Walter Kronkite recorded this vision of a fantastic, sci-fi future back in 1969. This “computerized communications console” is what a man might use to do work in the 21st Century, because in the future men do the work.
He can print a newspaper from some sort of a primitive copy machine. A closed circuit television lets him monitor the women of the house carrying out their chores. He can see a picture of the person he’s talking to on his speakerphone.
Ah, the pace of change.
We almost ran out of future, but now since the ‘nuclear option’ has been deployed in the Senate, we might just have a chance to outrun it again!
May The Force Prevail…
That’s funny. All those devices in the office of the future now fit in our pockets.

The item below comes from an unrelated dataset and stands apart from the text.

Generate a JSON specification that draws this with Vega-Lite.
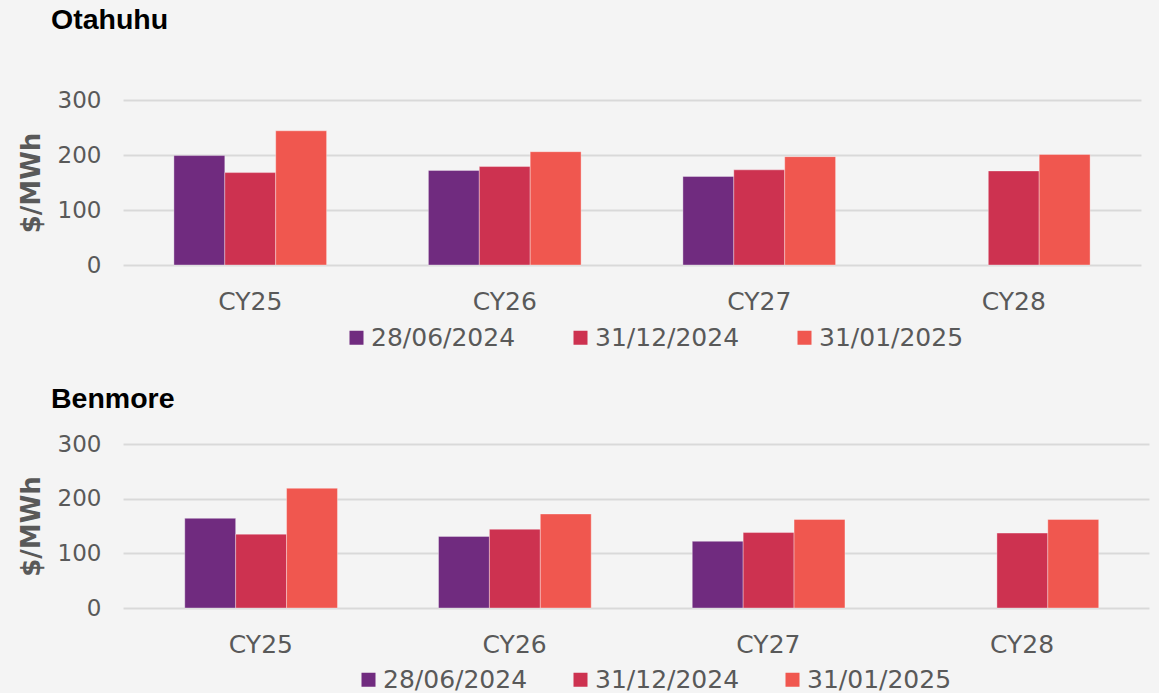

I don’t know. I still think computers and cell phones are just a fad.
Like rock and roll.
I am a biologist. The “blueprint”, so to speak of a living thing is its DNA, so it is highly useful to determine the sequence of various pieces of DNA. When I started grad school, 20-ish years ago, the state of the art methodology was called “Sanger dideoxy sequencing”, named after Fred Sanger, who won is second Nobel prize for developing this 15 years before. It cost about $200 to generate 250 base pairs (letters) of sequence, or about $1/base. Earlier this week I signed a contract to get 300 billion bases of sequence (that’s not a typo), for 0.0000001 cents/base. That’s a 100 billion-fold improvement in 20 years. My phone is significantly more powerful than the computer I used in grad school. Staggering. Imagine what wondrous things we may be using 20 years from now.